TASK BRIEF: Copy out exactly the lines spanning the line with "Emit a Python" to the line with "import plotly.graph_objects as go", inclusive, from the data underneath, with no pictures.

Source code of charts

◆ ◆ ◆ ◆ ◆ ◆ ◆

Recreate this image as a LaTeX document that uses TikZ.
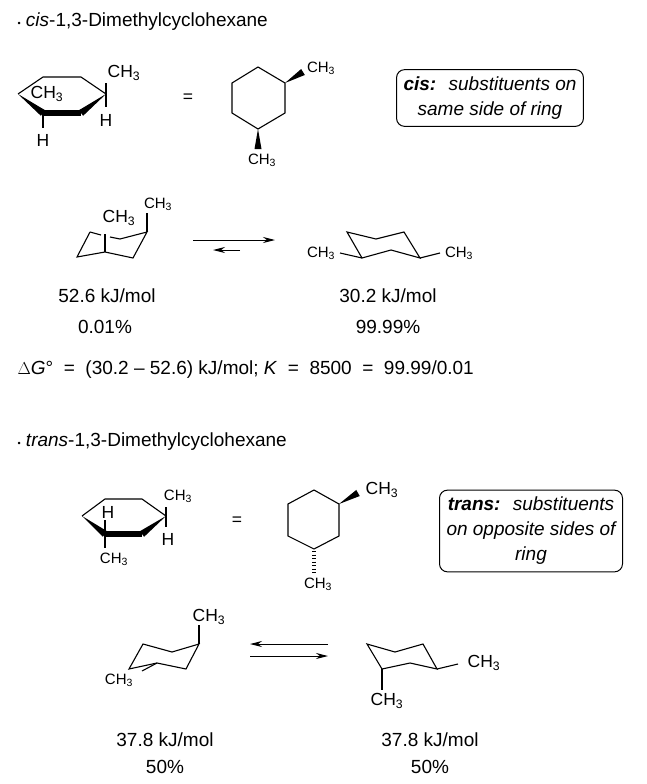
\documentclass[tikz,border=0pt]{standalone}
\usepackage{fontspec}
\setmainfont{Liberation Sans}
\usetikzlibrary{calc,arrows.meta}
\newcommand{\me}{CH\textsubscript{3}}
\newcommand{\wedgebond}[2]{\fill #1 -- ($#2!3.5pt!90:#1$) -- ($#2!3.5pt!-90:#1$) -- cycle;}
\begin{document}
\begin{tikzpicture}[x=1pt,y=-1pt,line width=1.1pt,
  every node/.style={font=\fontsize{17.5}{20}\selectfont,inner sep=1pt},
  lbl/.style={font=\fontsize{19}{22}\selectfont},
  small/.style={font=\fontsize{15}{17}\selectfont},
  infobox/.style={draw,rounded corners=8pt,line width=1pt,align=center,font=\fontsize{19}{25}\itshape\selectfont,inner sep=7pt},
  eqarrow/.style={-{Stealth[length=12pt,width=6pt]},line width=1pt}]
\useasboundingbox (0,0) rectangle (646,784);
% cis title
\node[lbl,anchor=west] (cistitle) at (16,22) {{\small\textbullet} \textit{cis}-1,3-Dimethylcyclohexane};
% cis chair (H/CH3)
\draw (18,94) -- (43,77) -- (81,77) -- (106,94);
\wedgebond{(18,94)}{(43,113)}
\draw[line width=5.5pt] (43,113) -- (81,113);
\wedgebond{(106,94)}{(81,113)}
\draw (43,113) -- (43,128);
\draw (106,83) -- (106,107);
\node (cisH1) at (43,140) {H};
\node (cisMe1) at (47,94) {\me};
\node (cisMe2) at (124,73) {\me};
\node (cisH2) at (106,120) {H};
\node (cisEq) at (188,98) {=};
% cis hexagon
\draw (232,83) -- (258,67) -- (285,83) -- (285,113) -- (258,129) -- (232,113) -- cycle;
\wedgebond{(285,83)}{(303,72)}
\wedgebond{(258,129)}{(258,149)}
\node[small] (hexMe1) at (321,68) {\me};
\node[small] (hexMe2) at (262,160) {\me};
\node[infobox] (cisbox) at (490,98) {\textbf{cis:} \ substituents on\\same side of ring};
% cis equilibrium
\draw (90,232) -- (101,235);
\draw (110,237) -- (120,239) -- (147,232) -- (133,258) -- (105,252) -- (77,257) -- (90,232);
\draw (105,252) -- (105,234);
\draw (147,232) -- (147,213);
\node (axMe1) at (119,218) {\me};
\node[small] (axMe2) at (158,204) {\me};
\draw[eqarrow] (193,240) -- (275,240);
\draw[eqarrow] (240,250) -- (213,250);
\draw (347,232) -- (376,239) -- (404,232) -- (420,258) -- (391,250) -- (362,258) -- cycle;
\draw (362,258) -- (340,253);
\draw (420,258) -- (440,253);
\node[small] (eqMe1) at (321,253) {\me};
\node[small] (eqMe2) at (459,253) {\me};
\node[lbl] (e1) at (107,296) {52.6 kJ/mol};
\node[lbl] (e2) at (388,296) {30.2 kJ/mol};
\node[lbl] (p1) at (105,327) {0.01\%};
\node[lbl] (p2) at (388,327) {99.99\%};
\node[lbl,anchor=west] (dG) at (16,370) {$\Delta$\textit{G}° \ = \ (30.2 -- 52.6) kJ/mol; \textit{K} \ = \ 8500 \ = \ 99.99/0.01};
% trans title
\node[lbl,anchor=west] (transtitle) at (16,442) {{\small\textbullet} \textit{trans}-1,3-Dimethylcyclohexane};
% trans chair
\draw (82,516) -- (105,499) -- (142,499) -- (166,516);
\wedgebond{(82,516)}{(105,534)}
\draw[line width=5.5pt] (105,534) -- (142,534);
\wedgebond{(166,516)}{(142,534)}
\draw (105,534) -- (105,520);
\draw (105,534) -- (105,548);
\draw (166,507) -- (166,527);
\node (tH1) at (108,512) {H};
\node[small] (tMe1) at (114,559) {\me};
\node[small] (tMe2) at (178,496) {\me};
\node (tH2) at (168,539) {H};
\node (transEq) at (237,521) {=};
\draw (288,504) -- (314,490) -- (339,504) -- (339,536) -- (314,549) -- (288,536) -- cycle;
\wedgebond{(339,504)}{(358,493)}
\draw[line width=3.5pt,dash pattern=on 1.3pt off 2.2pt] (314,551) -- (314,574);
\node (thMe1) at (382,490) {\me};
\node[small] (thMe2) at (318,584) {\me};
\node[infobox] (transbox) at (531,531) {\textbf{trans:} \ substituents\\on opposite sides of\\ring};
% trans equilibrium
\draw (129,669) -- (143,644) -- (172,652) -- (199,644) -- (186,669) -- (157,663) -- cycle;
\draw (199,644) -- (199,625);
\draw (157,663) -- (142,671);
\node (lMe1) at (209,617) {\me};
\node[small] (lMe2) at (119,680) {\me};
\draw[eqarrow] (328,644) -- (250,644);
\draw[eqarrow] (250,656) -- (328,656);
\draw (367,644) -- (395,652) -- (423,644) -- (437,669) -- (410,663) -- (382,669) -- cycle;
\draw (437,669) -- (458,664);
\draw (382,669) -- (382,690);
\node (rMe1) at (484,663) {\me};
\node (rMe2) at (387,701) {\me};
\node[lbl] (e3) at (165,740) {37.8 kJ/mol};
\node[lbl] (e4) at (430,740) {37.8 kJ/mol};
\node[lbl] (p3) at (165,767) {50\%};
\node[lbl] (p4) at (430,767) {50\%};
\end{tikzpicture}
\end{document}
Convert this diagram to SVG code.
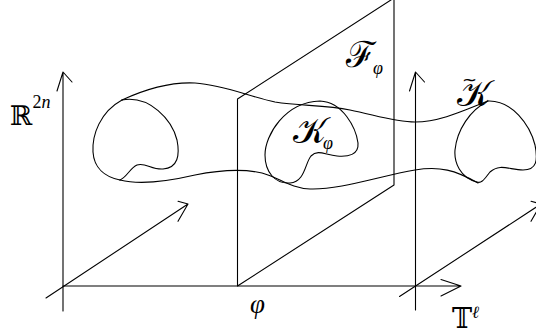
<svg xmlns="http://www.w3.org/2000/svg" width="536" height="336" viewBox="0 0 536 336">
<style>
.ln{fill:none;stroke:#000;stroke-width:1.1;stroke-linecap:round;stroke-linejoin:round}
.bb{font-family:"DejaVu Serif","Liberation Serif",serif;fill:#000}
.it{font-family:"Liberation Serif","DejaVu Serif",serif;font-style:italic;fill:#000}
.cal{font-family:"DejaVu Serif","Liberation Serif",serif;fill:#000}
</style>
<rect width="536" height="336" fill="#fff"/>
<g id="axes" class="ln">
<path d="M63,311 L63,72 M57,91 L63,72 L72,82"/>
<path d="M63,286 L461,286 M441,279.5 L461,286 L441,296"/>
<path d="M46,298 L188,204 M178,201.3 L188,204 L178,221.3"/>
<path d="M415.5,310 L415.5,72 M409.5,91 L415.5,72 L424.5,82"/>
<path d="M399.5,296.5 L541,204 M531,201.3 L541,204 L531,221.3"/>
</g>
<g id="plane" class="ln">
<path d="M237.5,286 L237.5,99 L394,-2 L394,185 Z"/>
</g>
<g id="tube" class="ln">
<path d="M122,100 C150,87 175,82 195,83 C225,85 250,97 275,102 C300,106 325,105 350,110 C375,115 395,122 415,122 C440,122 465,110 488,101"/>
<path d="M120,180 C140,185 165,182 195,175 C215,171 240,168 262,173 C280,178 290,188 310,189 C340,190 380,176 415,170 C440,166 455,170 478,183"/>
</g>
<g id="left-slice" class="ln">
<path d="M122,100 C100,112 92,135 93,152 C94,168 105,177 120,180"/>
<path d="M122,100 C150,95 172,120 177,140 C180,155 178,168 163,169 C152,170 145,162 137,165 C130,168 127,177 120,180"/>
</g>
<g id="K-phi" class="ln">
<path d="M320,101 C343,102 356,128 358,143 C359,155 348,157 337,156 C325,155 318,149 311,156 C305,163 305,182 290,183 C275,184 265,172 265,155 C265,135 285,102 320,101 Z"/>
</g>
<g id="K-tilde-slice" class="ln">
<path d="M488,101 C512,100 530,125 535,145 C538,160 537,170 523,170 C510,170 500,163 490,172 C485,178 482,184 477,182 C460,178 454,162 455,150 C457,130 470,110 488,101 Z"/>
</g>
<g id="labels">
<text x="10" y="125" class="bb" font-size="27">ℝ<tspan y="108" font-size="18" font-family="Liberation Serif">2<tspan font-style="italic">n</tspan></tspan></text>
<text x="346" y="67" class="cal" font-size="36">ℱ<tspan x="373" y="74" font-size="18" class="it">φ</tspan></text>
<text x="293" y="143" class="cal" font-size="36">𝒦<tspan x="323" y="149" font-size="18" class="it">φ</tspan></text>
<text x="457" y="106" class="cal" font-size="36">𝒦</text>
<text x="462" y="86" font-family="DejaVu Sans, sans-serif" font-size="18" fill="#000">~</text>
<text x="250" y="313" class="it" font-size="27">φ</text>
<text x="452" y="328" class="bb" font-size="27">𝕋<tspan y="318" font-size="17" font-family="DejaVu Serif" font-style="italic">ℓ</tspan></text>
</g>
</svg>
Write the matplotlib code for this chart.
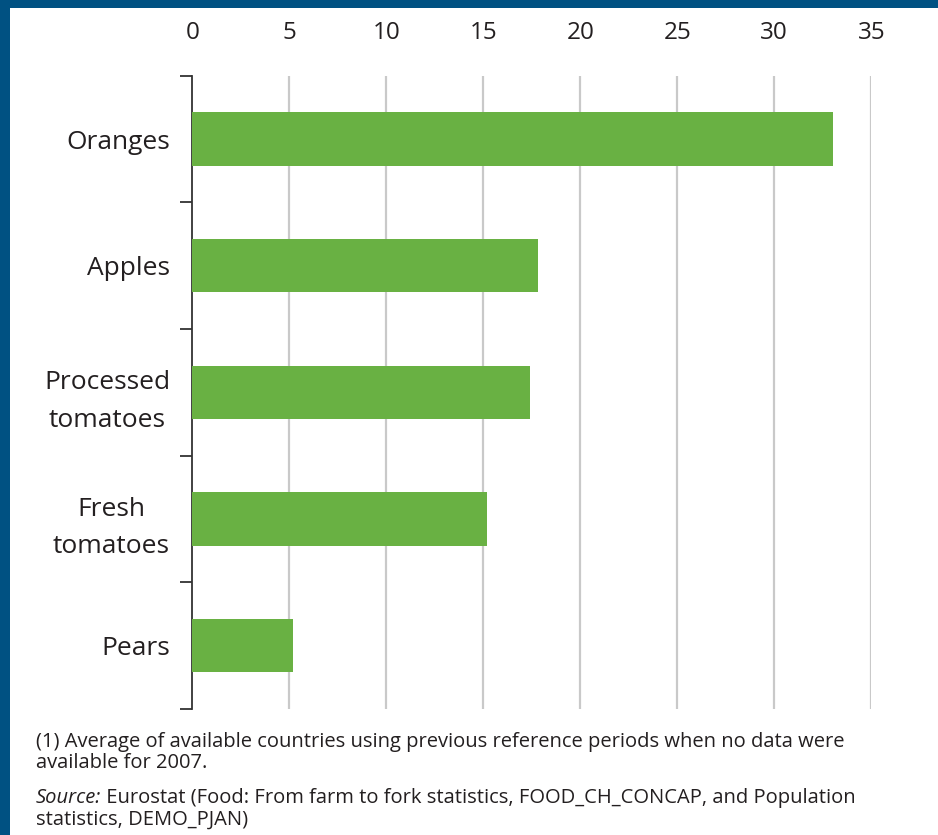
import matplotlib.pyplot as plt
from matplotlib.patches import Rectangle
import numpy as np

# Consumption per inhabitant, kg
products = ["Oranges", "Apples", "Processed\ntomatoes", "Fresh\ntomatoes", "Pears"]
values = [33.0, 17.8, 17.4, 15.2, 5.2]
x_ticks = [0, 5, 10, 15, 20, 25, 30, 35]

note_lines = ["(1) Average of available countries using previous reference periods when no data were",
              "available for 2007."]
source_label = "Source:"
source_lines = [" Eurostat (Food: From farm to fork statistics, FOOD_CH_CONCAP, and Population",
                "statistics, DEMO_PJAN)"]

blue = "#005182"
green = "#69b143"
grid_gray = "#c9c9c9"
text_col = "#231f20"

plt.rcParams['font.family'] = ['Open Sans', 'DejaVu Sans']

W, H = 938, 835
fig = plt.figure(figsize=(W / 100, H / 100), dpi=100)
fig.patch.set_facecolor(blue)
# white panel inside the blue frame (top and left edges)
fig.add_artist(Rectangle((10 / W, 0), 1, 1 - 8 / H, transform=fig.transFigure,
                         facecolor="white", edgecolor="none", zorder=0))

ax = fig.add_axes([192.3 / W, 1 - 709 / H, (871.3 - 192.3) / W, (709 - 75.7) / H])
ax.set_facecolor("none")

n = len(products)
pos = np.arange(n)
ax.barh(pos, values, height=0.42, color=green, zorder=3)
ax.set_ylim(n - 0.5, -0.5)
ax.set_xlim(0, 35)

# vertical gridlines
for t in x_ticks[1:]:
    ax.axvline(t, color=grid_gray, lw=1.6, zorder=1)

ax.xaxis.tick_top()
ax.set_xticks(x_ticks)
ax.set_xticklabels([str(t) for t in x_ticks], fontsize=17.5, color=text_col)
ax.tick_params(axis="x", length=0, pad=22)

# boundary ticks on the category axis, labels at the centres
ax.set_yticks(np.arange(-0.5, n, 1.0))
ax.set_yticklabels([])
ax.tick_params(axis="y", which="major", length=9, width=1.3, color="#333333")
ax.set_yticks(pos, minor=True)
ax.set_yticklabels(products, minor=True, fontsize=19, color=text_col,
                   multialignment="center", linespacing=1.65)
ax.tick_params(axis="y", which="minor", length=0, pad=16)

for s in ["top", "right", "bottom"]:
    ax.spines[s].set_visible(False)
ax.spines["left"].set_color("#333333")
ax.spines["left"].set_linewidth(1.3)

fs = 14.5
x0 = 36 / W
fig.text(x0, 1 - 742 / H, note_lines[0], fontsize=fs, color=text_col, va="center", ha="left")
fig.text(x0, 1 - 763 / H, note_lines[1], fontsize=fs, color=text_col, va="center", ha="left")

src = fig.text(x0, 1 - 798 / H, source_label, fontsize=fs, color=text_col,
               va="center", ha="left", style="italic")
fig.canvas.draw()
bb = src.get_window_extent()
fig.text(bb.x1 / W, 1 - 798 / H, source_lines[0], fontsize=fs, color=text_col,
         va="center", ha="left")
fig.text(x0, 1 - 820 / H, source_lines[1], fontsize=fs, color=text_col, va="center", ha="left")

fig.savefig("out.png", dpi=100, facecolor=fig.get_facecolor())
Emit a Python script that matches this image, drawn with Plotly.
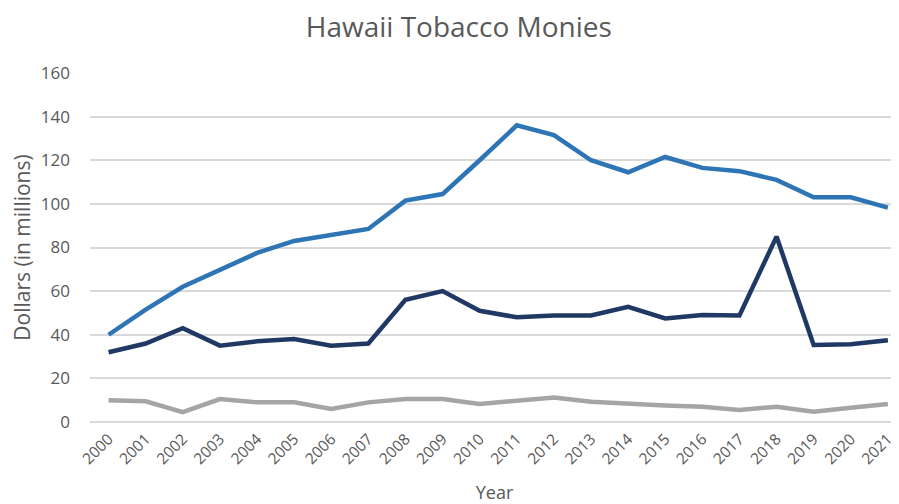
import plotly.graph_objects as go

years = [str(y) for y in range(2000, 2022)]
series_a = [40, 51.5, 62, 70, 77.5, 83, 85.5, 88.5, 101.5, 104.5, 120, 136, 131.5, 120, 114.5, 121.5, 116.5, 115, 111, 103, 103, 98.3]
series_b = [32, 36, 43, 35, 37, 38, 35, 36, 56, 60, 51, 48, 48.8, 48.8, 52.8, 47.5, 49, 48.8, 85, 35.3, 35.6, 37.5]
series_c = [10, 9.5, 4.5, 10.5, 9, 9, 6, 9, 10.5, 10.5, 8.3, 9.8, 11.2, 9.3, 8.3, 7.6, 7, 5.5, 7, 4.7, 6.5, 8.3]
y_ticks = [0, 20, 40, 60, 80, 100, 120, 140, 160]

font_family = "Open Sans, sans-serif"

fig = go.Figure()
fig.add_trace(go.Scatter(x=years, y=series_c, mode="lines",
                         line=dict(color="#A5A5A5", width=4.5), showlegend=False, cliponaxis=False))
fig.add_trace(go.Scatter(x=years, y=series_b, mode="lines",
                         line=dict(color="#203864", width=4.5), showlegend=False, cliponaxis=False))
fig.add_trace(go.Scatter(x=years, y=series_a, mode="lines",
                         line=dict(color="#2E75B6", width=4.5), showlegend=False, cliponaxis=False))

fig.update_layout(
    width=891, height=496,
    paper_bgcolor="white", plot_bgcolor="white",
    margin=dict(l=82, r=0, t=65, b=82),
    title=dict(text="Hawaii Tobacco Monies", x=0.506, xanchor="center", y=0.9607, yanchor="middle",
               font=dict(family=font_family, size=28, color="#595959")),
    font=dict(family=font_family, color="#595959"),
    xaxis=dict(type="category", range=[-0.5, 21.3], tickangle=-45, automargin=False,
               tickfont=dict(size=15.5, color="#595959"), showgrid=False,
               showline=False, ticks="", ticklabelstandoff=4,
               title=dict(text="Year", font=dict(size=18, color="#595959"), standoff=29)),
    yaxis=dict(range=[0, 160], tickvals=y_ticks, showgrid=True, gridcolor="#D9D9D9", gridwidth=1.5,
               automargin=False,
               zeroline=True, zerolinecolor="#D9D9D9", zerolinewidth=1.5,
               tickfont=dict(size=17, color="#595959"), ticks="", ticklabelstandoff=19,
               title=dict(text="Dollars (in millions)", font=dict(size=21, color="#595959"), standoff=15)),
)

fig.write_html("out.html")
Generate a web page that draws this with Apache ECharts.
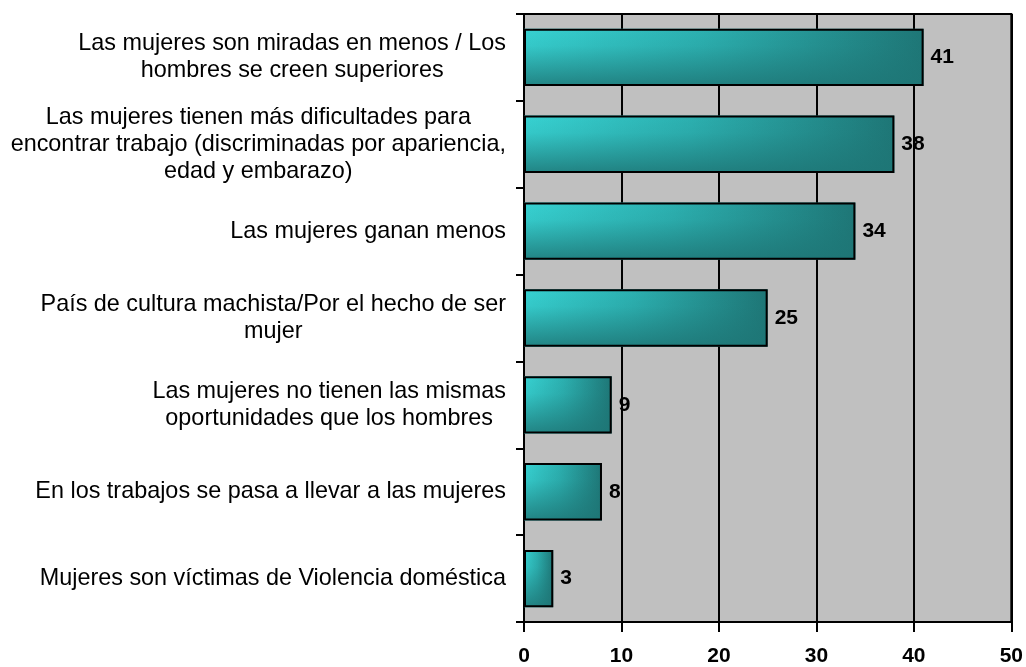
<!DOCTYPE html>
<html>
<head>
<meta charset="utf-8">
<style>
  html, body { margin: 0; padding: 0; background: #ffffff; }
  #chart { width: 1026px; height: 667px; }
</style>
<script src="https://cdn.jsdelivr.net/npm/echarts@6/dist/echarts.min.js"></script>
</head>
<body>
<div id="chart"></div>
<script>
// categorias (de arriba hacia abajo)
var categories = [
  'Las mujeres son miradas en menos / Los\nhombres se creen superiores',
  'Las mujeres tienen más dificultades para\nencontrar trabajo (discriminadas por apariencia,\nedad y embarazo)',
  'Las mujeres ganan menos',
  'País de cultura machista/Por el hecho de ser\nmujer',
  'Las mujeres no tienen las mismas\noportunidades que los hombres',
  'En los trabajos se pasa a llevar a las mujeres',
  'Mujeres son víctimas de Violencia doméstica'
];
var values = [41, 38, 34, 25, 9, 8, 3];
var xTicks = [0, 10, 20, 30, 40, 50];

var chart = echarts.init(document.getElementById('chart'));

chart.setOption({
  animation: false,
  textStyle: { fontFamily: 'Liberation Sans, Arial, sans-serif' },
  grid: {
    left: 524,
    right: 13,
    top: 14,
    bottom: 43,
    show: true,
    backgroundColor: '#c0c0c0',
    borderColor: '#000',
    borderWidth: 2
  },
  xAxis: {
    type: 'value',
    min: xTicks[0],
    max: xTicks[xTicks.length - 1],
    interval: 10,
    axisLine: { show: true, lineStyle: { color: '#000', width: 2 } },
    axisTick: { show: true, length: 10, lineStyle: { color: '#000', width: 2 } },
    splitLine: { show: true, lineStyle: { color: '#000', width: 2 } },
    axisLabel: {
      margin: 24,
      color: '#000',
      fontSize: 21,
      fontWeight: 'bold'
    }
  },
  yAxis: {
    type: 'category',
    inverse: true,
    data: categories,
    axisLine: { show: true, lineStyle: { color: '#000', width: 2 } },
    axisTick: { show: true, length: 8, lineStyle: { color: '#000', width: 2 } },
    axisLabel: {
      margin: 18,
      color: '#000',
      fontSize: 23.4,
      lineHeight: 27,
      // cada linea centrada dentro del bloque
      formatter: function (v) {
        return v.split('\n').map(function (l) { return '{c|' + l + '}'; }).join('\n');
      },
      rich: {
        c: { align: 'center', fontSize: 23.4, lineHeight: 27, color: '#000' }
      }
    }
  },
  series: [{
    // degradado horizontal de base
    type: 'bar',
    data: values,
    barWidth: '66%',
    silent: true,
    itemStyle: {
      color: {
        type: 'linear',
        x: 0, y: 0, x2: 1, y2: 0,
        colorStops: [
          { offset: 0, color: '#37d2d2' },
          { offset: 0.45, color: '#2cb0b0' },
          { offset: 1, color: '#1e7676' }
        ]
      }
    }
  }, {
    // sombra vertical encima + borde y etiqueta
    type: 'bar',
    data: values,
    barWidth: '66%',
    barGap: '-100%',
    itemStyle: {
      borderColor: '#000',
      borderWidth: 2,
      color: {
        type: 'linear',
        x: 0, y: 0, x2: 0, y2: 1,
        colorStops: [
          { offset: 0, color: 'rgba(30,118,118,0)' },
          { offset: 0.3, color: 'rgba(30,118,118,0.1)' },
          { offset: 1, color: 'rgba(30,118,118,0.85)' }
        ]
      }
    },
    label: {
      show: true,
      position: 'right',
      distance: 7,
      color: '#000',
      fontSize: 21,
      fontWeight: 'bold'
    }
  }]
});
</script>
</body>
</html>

◆ ◆ ◆ ◆ ◆ ◆ ◆

PROBLEM SOLUTION:
Emit a Python script that matches this image, drawn with Plotly.
import plotly.graph_objects as go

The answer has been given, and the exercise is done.